Premiere

Häusliches Drama in Zeiten der Überwachung

In der Drachengasse wurde „Der öffentliche Raum“ von Ulrike Syha uraufgeführt, für das sie den Hamburger Literaturpreis erhielt. Ein Negativ-Szenario. Bedrohlich wirkt die Inszenierung aber nicht.

Man stelle sich vor, da will einer ins Theater, aber ehe der Abend beginnt, wird er bereits aus dem Kassenraum geführt. Das kann Besuchern in Wien derzeit in der Drachengasse passieren. Wer die Karten abgeholt hat, kriegt einen Sticker dazu, der sichtbar an die Kleidung geklebt werden soll. Circa die Hälfte der Besucher wurde bei der Premiere von Ulrike Syhas „Der öffentliche Raum“ mit dem roten Zeichen markiert, eine schwarz gekleidete Security-Mitarbeiterin bat sie per Megafon nach draußen. An der Hintertür des Theaters wartete eine zweite Uniformierte, mit Schlagstock und getönten Brillen. Das sollte wohl Respekt einflößen.

Die Zuschauer werden in den Saal gelotst, der geteilt ist. Vor der Tribüne nur eine schmale Bühne: Gummibaum, Bank, Barhocker, Staubsauger-Roboter, Kopfhörer an der Wand. Und ein Schild: „Run Forest Run!“ Geräusche lassen ahnen, dass hinter einer Schiebewand mit einer Durchreiche die andere Hälfte des Publikums sitzt. Wie in Platons Höhlengleichnis bekommt man nur einen begrenzten Teil fiktiver Wirklichkeit zu sehen. Ein Alarm geht los. Die Security deklamiert im Chor (man hört es auch von der anderen Seite): „Bitte, bewahren Sie Ruhe, die Lage ist stabil.“ Sanft aber bestimmt wird man in dieser Inszenierung von Sandra Schüddekopf auf ein Stück eingestimmt, das von Überwachung handelt, Neuen Medien und den Nöten einer Kleinfamilie. Ist es Zufall, auf der Seite des Mannes zu landen? Wurde auch das manipuliert?

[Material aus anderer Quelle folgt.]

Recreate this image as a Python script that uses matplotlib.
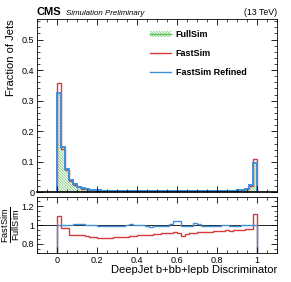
import numpy as np
import matplotlib
matplotlib.use("Agg")
import matplotlib.pyplot as plt
from matplotlib.ticker import MultipleLocator
from matplotlib.patches import Patch
from matplotlib.lines import Line2D

plt.rcParams['font.family'] = ['Liberation Sans', 'DejaVu Sans']
plt.rcParams['mathtext.fontset'] = 'custom'
plt.rcParams['mathtext.rm'] = 'Liberation Sans'
plt.rcParams['hatch.linewidth'] = 0.6

# 50 bins of width 0.02 between 0 and 1
bin_edges = np.linspace(0, 1, 51)

fullsim = [0.325, 0.148, 0.077, 0.042, 0.027, 0.019, 0.0145, 0.0115, 0.0095, 0.0082,
           0.0073, 0.0066, 0.006, 0.0056, 0.0053, 0.005, 0.0048, 0.0046, 0.0044, 0.0043,
           0.0042, 0.0041, 0.004, 0.0039, 0.0039, 0.0038, 0.0038, 0.0038, 0.0038, 0.0038,
           0.0038, 0.0038, 0.0039, 0.0039, 0.004, 0.004, 0.0041, 0.0042, 0.0043, 0.0045,
           0.0047, 0.005, 0.0053, 0.0057, 0.0063, 0.0072, 0.0085, 0.012, 0.023, 0.097]

ratio_fastsim = [1.10, 0.97, 0.965, 0.90, 0.90, 0.895, 0.89, 0.88, 0.875, 0.87,
                 0.865, 0.865, 0.865, 0.868, 0.87, 0.872, 0.875, 0.878, 0.88, 0.885,
                 0.89, 0.893, 0.895, 0.90, 0.905, 0.91, 0.915, 0.92, 0.92, 0.925,
                 0.92, 0.885, 0.91, 0.92, 0.915, 0.925, 0.93, 0.925, 0.93, 0.935,
                 0.94, 0.94, 0.945, 0.94, 0.945, 0.95, 0.95, 0.955, 0.96, 1.115]

ratio_refined = [1.0, 1.0, 1.0, 1.005, 1.01, 1.015, 1.01, 1.0, 1.0, 0.995,
                 0.99, 0.985, 0.985, 0.99, 0.985, 0.985, 0.99, 0.995, 1.01, 1.005,
                 1.0, 0.995, 0.99, 0.98, 0.985, 0.99, 0.985, 0.99, 1.01, 1.045,
                 1.04, 0.99, 0.985, 0.99, 1.025, 1.01, 0.99, 0.985, 0.985, 0.99,
                 0.985, 1.005, 1.0, 0.99, 0.985, 0.99, 1.0, 1.0, 1.0, 1.0]

fullsim = np.array(fullsim)
fastsim = fullsim * np.array(ratio_fastsim)
refined = fullsim * np.array(ratio_refined)

RED = '#d93a3a'
BLUE = '#3f90da'
GREEN = '#5cbf5c'
HATCH_COL = '#7ccc7c'
HATCH = '\\' * 12

fig = plt.figure(figsize=(2.91, 2.82), dpi=100)
ax = fig.add_axes([0.127, 0.3174, 0.825, 0.6152])
rax = fig.add_axes([0.127, 0.1028, 0.825, 0.1986])

# main panel
ax.stairs(fullsim, bin_edges, fill=True, facecolor='none', edgecolor=HATCH_COL,
          hatch=HATCH, linewidth=0)
ax.stairs(fastsim, bin_edges, color=RED, linewidth=1.0)
ax.stairs(refined, bin_edges, color=BLUE, linewidth=1.4)
ax.set_xlim(-0.1, 1.1)
ax.set_ylim(0, 0.567)
ax.set_ylabel('Fraction of Jets', fontsize=8, loc='top')
ax.tick_params(labelbottom=False)

# ratio panel (zero outside [0, 1])
r_edges = np.concatenate([[-0.1], bin_edges, [1.1]])
rax.stairs(np.concatenate([[0], ratio_fastsim, [0]]), r_edges, color=RED, linewidth=1.0)
rax.stairs(np.concatenate([[0], ratio_refined, [0]]), r_edges, color=BLUE, linewidth=1.0)
rax.axhline(1.0, color='black', linewidth=0.6, zorder=0)
rax.set_xlim(-0.1, 1.1)
rax.set_ylim(0.705, 1.295)
rax.set_xlabel('DeepJet b+bb+lepb Discriminator', fontsize=8, loc='right', labelpad=0)
rax.set_ylabel(r'$\frac{\mathrm{FastSim}}{\mathrm{FullSim}}$', fontsize=9.5, loc='center')

for a in (ax, rax):
    a.xaxis.set_major_locator(MultipleLocator(0.2))
    a.xaxis.set_minor_locator(MultipleLocator(0.05))
    a.tick_params(which='both', direction='in', top=True, right=True, labelsize=6.5, pad=2)
    a.tick_params(which='major', length=4, width=0.6)
    a.tick_params(which='minor', length=2, width=0.5)
    for s in a.spines.values():
        s.set_linewidth(0.6)
ax.spines['bottom'].set_linewidth(1.2)
ax.yaxis.set_major_locator(MultipleLocator(0.1))
ax.yaxis.set_minor_locator(MultipleLocator(0.02))
ax.set_yticks([0, 0.1, 0.2, 0.3, 0.4, 0.5])
ax.set_yticklabels(['0', '0.1', '0.2', '0.3', '0.4', '0.5'])
rax.yaxis.set_major_locator(MultipleLocator(0.2))
rax.yaxis.set_minor_locator(MultipleLocator(0.05))
rax.set_yticks([0.8, 1.0, 1.2])
rax.set_yticklabels(['0.8', '1', '1.2'])
rax.set_xticks([0, 0.2, 0.4, 0.6, 0.8, 1.0])
rax.set_xticklabels(['0', '0.2', '0.4', '0.6', '0.8', '1'])
rax.yaxis.set_label_coords(-0.058, 0.5)

# header
ax.text(0.0, 1.012, 'CMS', transform=ax.transAxes, fontsize=8, fontweight='bold', va='bottom')
ax.text(0.12, 1.012, 'Simulation Preliminary', transform=ax.transAxes, fontsize=5.7,
        style='italic', va='bottom')
ax.text(1.0, 1.012, '(13 TeV)', transform=ax.transAxes, fontsize=6.3, ha='right', va='bottom')

handles = [(Patch(facecolor='none', edgecolor=HATCH_COL, hatch=HATCH, linewidth=0),
            Line2D([], [], color=GREEN, linewidth=1.0)),
           Line2D([], [], color=RED, linewidth=1.0),
           Line2D([], [], color=BLUE, linewidth=1.0)]
leg = ax.legend(handles, ['FullSim', 'FastSim', 'FastSim Refined'], loc='upper left',
                bbox_to_anchor=(0.455, 0.955), frameon=False, fontsize=6.5,
                handlelength=2.4, handletextpad=0.45, labelspacing=1.1, borderaxespad=0)
for t in leg.get_texts():
    t.set_fontweight('bold')

fig.savefig('out.png', dpi=100)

Thomas Kamper spielt den Ehemann. Er erzählt von seiner Frau, die ihren Job verloren hat, von einem „Vorfall“. Warum redet erso laut? Auch die andere Seite soll informiert werden! Deutlich hört man zugleich seine Frau (Zeynep Buyraçs) hinter der Wand. Die Tochter aus erster Ehe (Ylva Maj) taucht auf, sie will demonstrieren gehen. Für den Wald. Schließlich wechselt das Paar die Seiten. Nach und nach erfährt man vom Schicksal der Familie. Er träumt vom Aufstieg, gerät in rechtsextreme Kreise, die Gattin verirrt sich mehr und mehr im Netz. Dort herrscht ein Anonymus mit Roboter-Stimme. Auf Videos an der Schiebewand sieht man, wie Botschaften getippt werden und die Frau surft. Durch die Durchreiche und schließlich auch durch einen Spalt in der Wand ist zum Teil zu erkennen, was drüben passiert.

Das häusliche Drama ist schlicht inszeniert, bedrohlich wirkt das Negativ-Szenario nicht, obwohl das fünfköpfige Ensemble konzentriert und engagiert spielt. Dem Text fehlt ein wenig Schärfe, es mangelt an starken Überraschungen. Ja, wir stehen alle unter Beobachtung, die Arbeitswelt kann grausam sein, die Jugend rebelliert für eine bessere Welt. Was hier aber heimliche Verabredungen sollen, ob es um ein Attentat oder seine Verhinderung geht, bleibt vage. Die Lage: stabil im Diffusen. Selbst wenn am Ende Anonymus behauptet, er sei einer von uns, beunruhigt das nicht sonderlich. Gut gemacht, aber nicht mit letzter Konsequenz.